Une nouvelle fois, le marathon de Luxembourg aura été une aventure magnifique. Certes, en ce qui me concerne, c’est toujours un peu particulier étant donné mon attachement viscéral, voire pathologique à ce pan géographique de mon histoire personnelle mais en toute objectivité, je ne peux que recommander cette magnifique épreuve. L’organisation est parfaite et la ville se met au diapason : ici, le marathon n’est pas considéré comme une nuisance et tout le monde contribue volontiers à la fête. Le parcours est certes peu propice à claquer un record du monde, mais il est très varié et l’ambiance unique. Et si j’étais Turkmène ou Bantou plutôt que Luxembourgeois, je dirais exactement la même chose : venez à Luxembourg, c’est l’éclate totale.

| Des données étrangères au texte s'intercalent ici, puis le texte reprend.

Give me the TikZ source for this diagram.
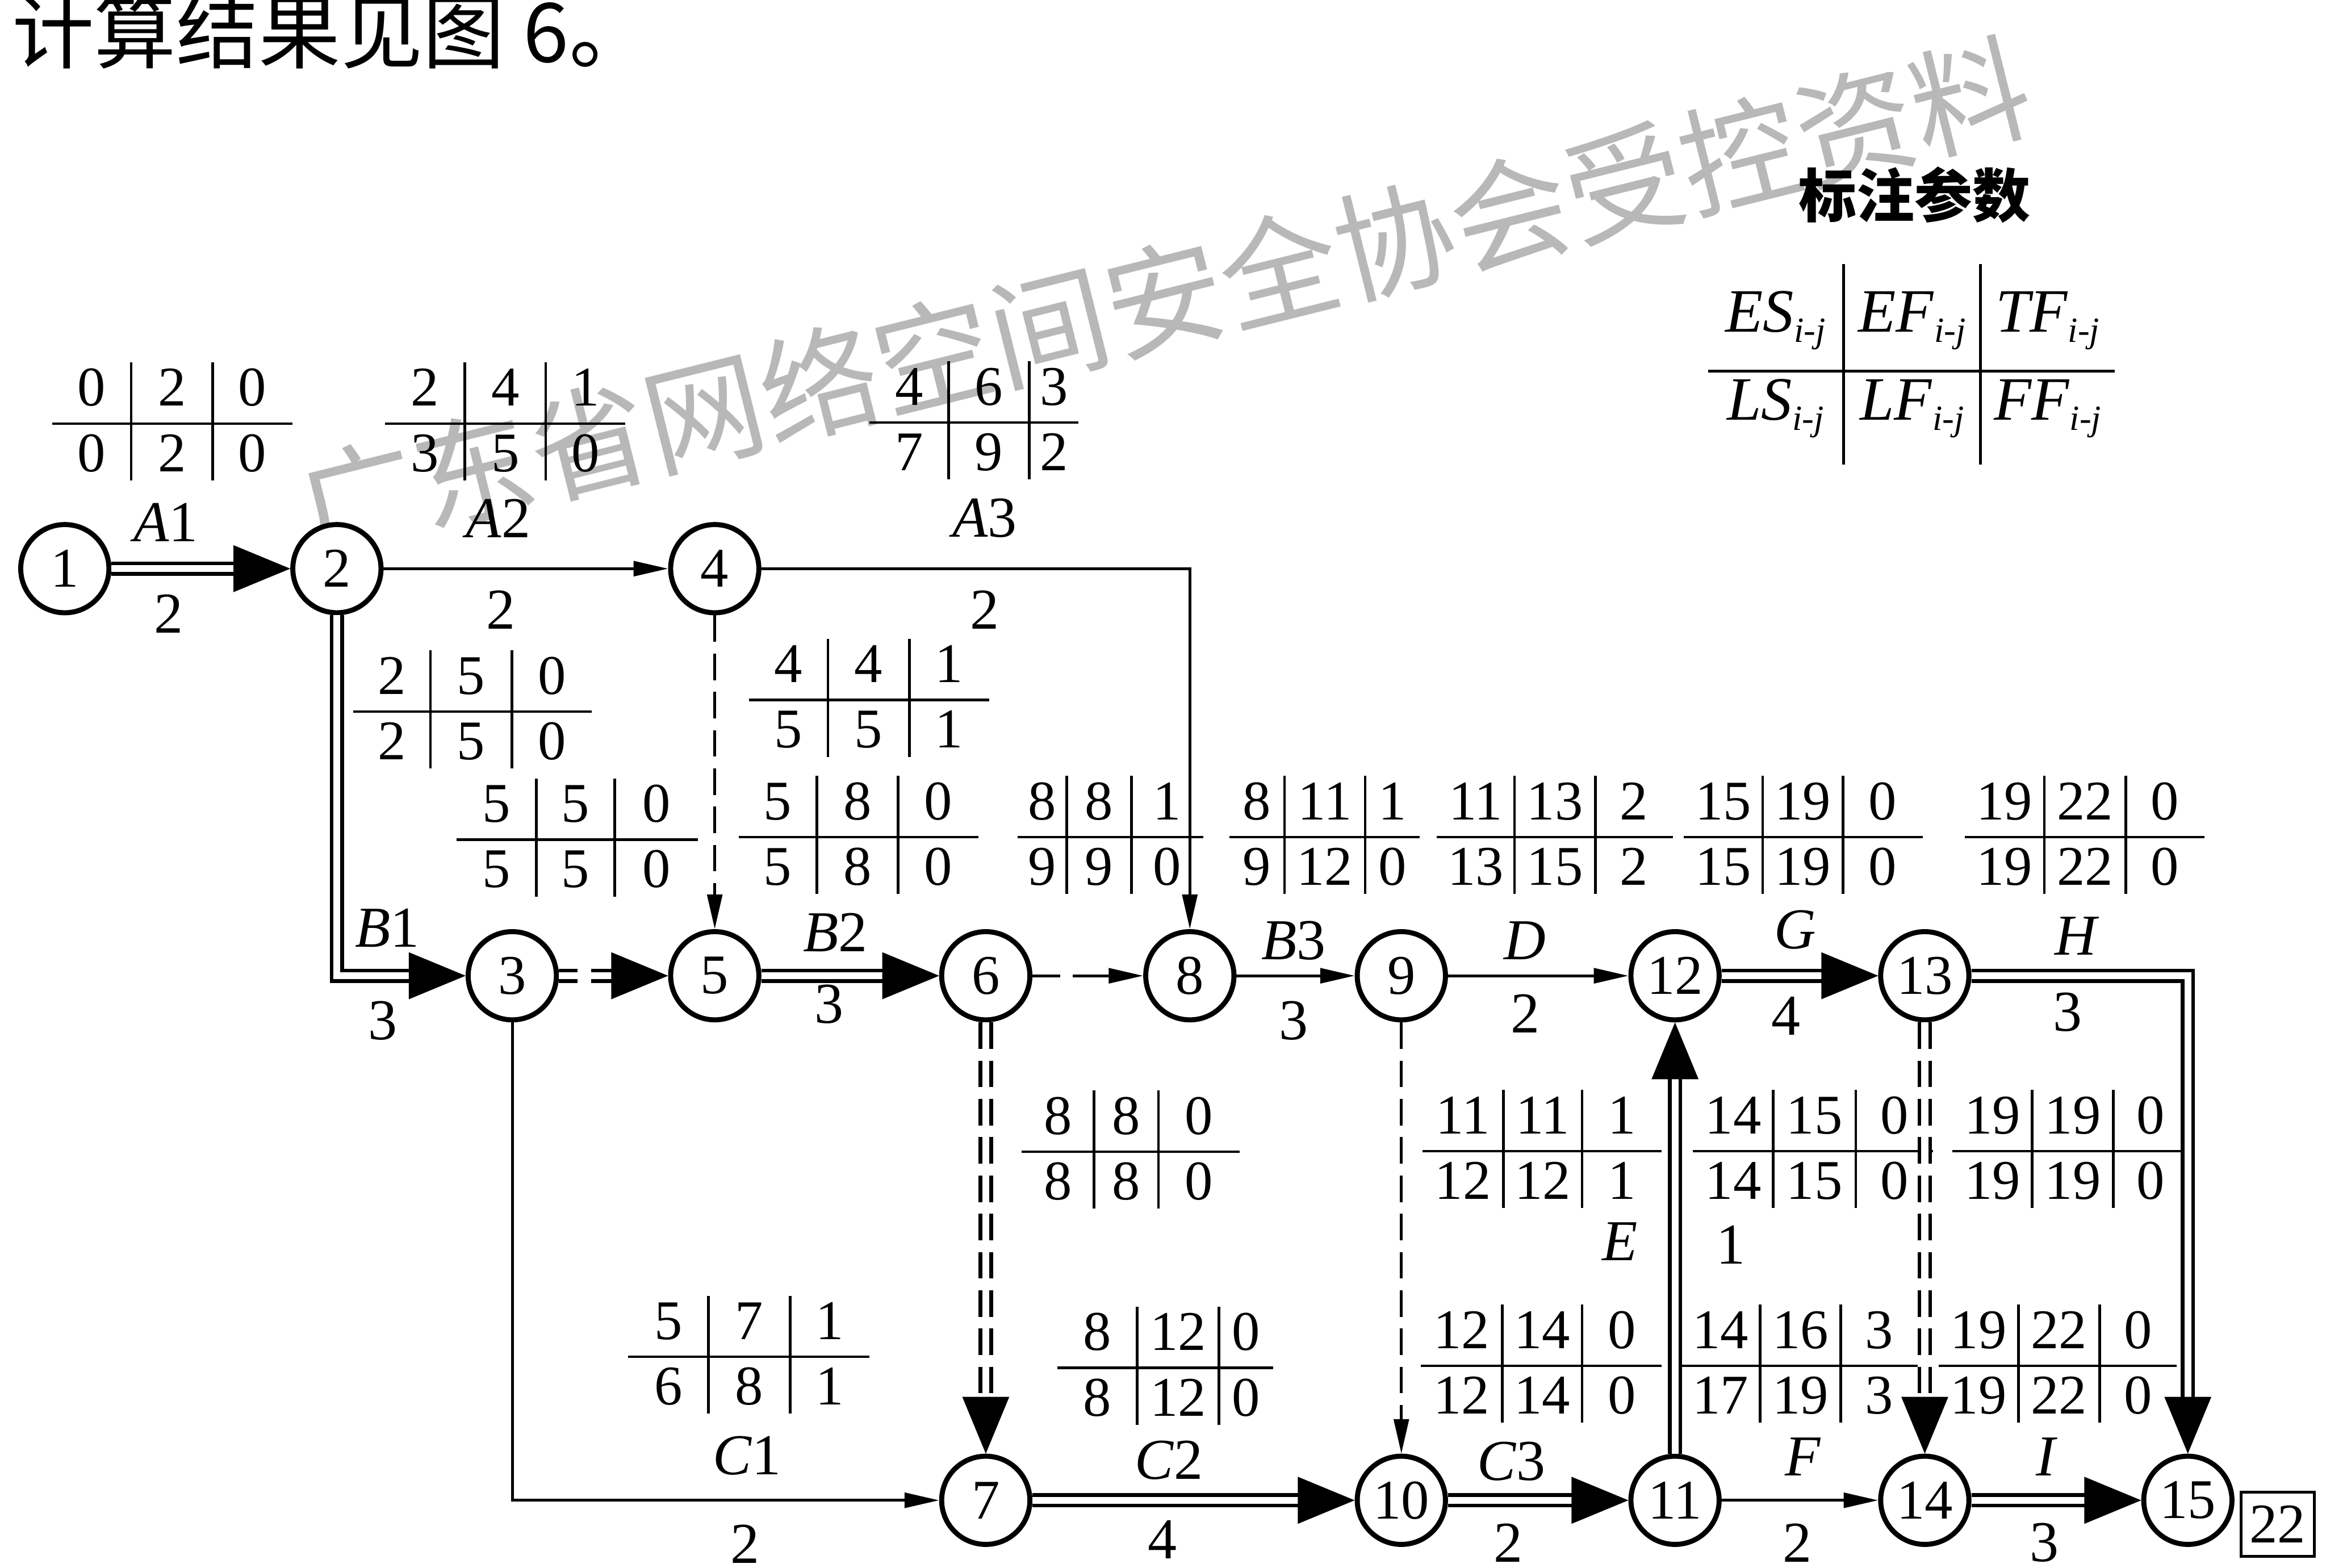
\documentclass[tikz,border=0pt]{standalone}
\usepackage{fontspec}
\setmainfont{Liberation Serif}
\newfontfamily\cjk{Noto Sans CJK SC}
\usetikzlibrary{arrows.meta,decorations.markings}
\definecolor{wm}{RGB}{184,184,184}
\newcommand\sbj[1]{\textit{#1}\raisebox{-1.9mm}{\fontsize{19}{19}\selectfont\textit{i}-\textit{j}}}
\tikzset{
  stn/.style={circle, draw, line width=0.95mm, minimum size=16.6mm, inner sep=0pt, fill=white,
    font=\fontsize{30}{30}\selectfont},
  act/.style={draw, line width=0.55mm, -{Triangle[length=6.5mm,width=2.8mm]}},
  dum/.style={act, dash pattern=on 5mm off 2.2mm},
  crit/.style={draw, line width=0.7mm, double=white, double distance=1.3mm, shorten >=5mm,
    postaction={decorate, solid, decoration={markings,
      mark=at position 1 with {\arrow{Triangle[length=10.7mm,width=8.8mm,line width=0.2mm]}}}}},
  tl/.style={line width=0.5mm},
  num/.style={font=\fontsize{30}{30}\selectfont, inner sep=0pt, anchor=base},
  lab/.style={font=\fontsize{31}{31}\selectfont, inner sep=0pt},
  leg/.style={font=\fontsize{33}{33}\selectfont, inner sep=0pt, anchor=base},
}
\begin{document}
\begin{tikzpicture}[x=0.1mm, y=-0.1mm]
\useasboundingbox (0,0) rectangle (4377,2950);
% watermark
\node[font=\cjk\fontsize{63.5}{63.5}\selectfont, text=wm, rotate=14, inner sep=0pt] (wmk) at (2191,560) {广东省网络空间安全协会受控资料};
% title
\node[font=\cjk\fontsize{44}{44}\selectfont, anchor=base west, inner sep=0pt] (ttl) at (22,117) {计算结果见图 6。};
% legend
\node[font=\cjk\bfseries\fontsize{31}{31}\selectfont, inner sep=0pt] (lgt) at (3603,367) {标注参数};
\draw[tl] (3214,698) -- (3979,698);
\draw[tl] (3469,497) -- (3469,874);
\draw[tl] (3727,497) -- (3727,874);
\node[leg] (lg1) at (3341,625) {\sbj{ES}};
\node[leg] (lg2) at (3598,625) {\sbj{EF}};
\node[leg] (lg3) at (3853,625) {\sbj{TF}};
\node[leg] (lg4) at (3341,790) {\sbj{LS}};
\node[leg] (lg5) at (3598,790) {\sbj{LF}};
\node[leg] (lg6) at (3853,790) {\sbj{FF}};
% time parameter tables
\foreach \nm/\xl/\xa/\xb/\xr/\yy/\pa/\pb/\pc/\pd/\pe/\pf in {
 tA1/98/247/400/550/797/0/2/0/0/2/0,
 tA2/725/875/1027/1177/797/2/4/1/3/5/0,
 tA3/1636/1785/1937/2029/795/4/6/3/7/9/2,
 tB1/665/810/963/1114/1339/2/5/0/2/5/0,
 tT35/859/1009/1157/1313/1580/5/5/0/5/5/0,
 tT45/1409/1558/1711/1861/1317/4/4/1/5/5/1,
 tB2/1390/1537/1690/1841/1575/5/8/0/5/8/0,
 tT68/1915/2007/2129/2264/1575/8/8/1/9/9/0,
 tB3/2313/2417/2569/2671/1575/8/11/1/9/12/0,
 tD/2704/2850/3002/3148/1575/11/13/2/13/15/2,
 tG/3168/3317/3468/3618/1575/15/19/0/15/19/0,
 tH/3697/3847/4000/4148/1575/19/22/0/19/22/0,
 tT67/1922/2059/2180/2333/2167/8/8/0/8/8/0,
 tE/2677/2829/2977/3127/2166/11/11/1/12/12/1,
 tT1314/3186/3337/3492/3637/2166/14/15/0/14/15/0,
 tT1315/3674/3824/3977/4117/2166/19/19/0/19/19/0,
 tC1/1182/1333/1487/1636/2553/5/7/1/6/8/1,
 tC2/1990/2140/2294/2396/2574/8/12/0/8/12/0,
 tC3/2674/2827/2977/3127/2570/12/14/0/12/14/0,
 tF/3163/3312/3464/3609/2570/14/16/3/17/19/3,
 tI/3648/3798/3951/4096/2570/19/22/0/19/22/0}{
  \draw[tl] (\xl,\yy) -- (\xr,\yy);
  \draw[tl] (\xa,\yy-115) -- (\xa,\yy+107);
  \draw[tl] (\xb,\yy-115) -- (\xb,\yy+107);
  \node[num] (\nm-a) at ({(\xl+\xa)/2},\yy-33) {\pa};
  \node[num] (\nm-b) at ({(\xa+\xb)/2},\yy-33) {\pb};
  \node[num] (\nm-c) at ({(\xb+\xr)/2},\yy-33) {\pc};
  \node[num] (\nm-d) at ({(\xl+\xa)/2},\yy+90) {\pd};
  \node[num] (\nm-e) at ({(\xa+\xb)/2},\yy+90) {\pe};
  \node[num] (\nm-f) at ({(\xb+\xr)/2},\yy+90) {\pf};
}
% event nodes
\node[stn] (n1) at (122,1070) {1};
\node[stn] (n2) at (634,1070) {2};
\node[stn] (n4) at (1345,1070) {4};
\node[stn] (n3) at (964,1836) {3};
\node[stn] (n5) at (1345,1836) {5};
\node[stn] (n6) at (1855,1836) {6};
\node[stn] (n8) at (2239,1836) {8};
\node[stn] (n9) at (2637,1836) {9};
\node[stn] (n12) at (3152,1836) {12};
\node[stn] (n13) at (3622,1836) {13};
\node[stn] (n7) at (1855,2823) {7};
\node[stn] (n10) at (2637,2823) {10};
\node[stn] (n11) at (3152,2823) {11};
\node[stn] (n14) at (3622,2823) {14};
\node[stn] (n15) at (4117,2823) {15};
\node[draw, line width=0.5mm, minimum width=13.8mm, minimum height=12.1mm, inner sep=0pt,
  font=\fontsize{30}{30}\selectfont] (tot) at (4286,2868) {22};
% activities
\draw[crit] (n1) -- (n2);
\draw[act] (n2) -- (n4);
\draw[act] (n4) -| (n8);
\draw[crit] (n2) |- (n3);
\draw[crit, dash pattern=on 3.5mm off 2.6mm on 30mm off 1mm] (n3) -- (n5);
\draw[dum] (n4) -- (n5);
\draw[crit] (n5) -- (n6);
\draw[act, dash pattern=on 5.2mm off 2.4mm on 30mm off 1mm] (n6) -- (n8);
\draw[act] (n8) -- (n9);
\draw[act] (n9) -- (n12);
\draw[crit] (n12) -- (n13);
\draw[crit] (n13) -| (n15);
\draw[act] (n3) |- (n7);
\draw[crit, dash pattern=on 5mm off 2.2mm] (n6) -- (n7);
\draw[crit] (n7) -- (n10);
\draw[dum] (n9) -- (n10);
\draw[crit] (n10) -- (n11);
\draw[crit] (n11) -- (n12);
\draw[act] (n11) -- (n14);
\draw[crit, dash pattern=on 5mm off 2.2mm] (n13) -- (n14);
\draw[crit] (n14) -- (n15);
% activity labels
\foreach \nm/\xx/\yy/\tx in {
 lA1/312/983/{\textit{A}1}, dA1/317/1155/2,
 lA2/938/975/{\textit{A}2}, dA2/942/1147/2,
 lA3/1853/975/{\textit{A}3}, dA3/1853/1147/2,
 lB1/729/1746/{\textit{B}1}, dB1/720/1920/3,
 lB2/1572/1755/{\textit{B}2}, dB2/1560/1890/3,
 lB3/2434/1770/{\textit{B}3}, dB3/2434/1921/3,
 lD/2870/1770/{\textit{D}}, dD/2870/1907/2,
 lG/3378/1750/{\textit{G}}, dG/3361/1912/4,
 lH/3908/1761/{\textit{H}}, dH/3891/1904/3,
 lC1/1406/2739/{\textit{C}1}, dC1/1402/2905/2,
 lC2/2200/2748/{\textit{C}2}, dC2/2187/2897/4,
 lC3/2844/2750/{\textit{C}3}, dC3/2838/2903/2,
 lF/3393/2741/{\textit{F}}, dF/3382/2903/2,
 lI/3852/2741/{\textit{I}}, dI/3847/2903/3,
 lE/3048/2336/{\textit{E}}, dE/3257/2342/1}{
  \node[lab] (\nm) at (\xx,\yy) {\tx};
}
\end{tikzpicture}
\end{document}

Enfin, last but not least : merci à tous ceux qui  ont prononcé un mot gentil, ont cliqué sur « like »  ou ont eu une attention quelconque à l’occasion de ce milestone particulier. En tout premier lieu à Francesca, Elena, François et Didier mais aussi à tous les autres. Vous m’avez mis la pression mais rendu le voyage tellement beau… Je vous en suis infiniment reconnaissant.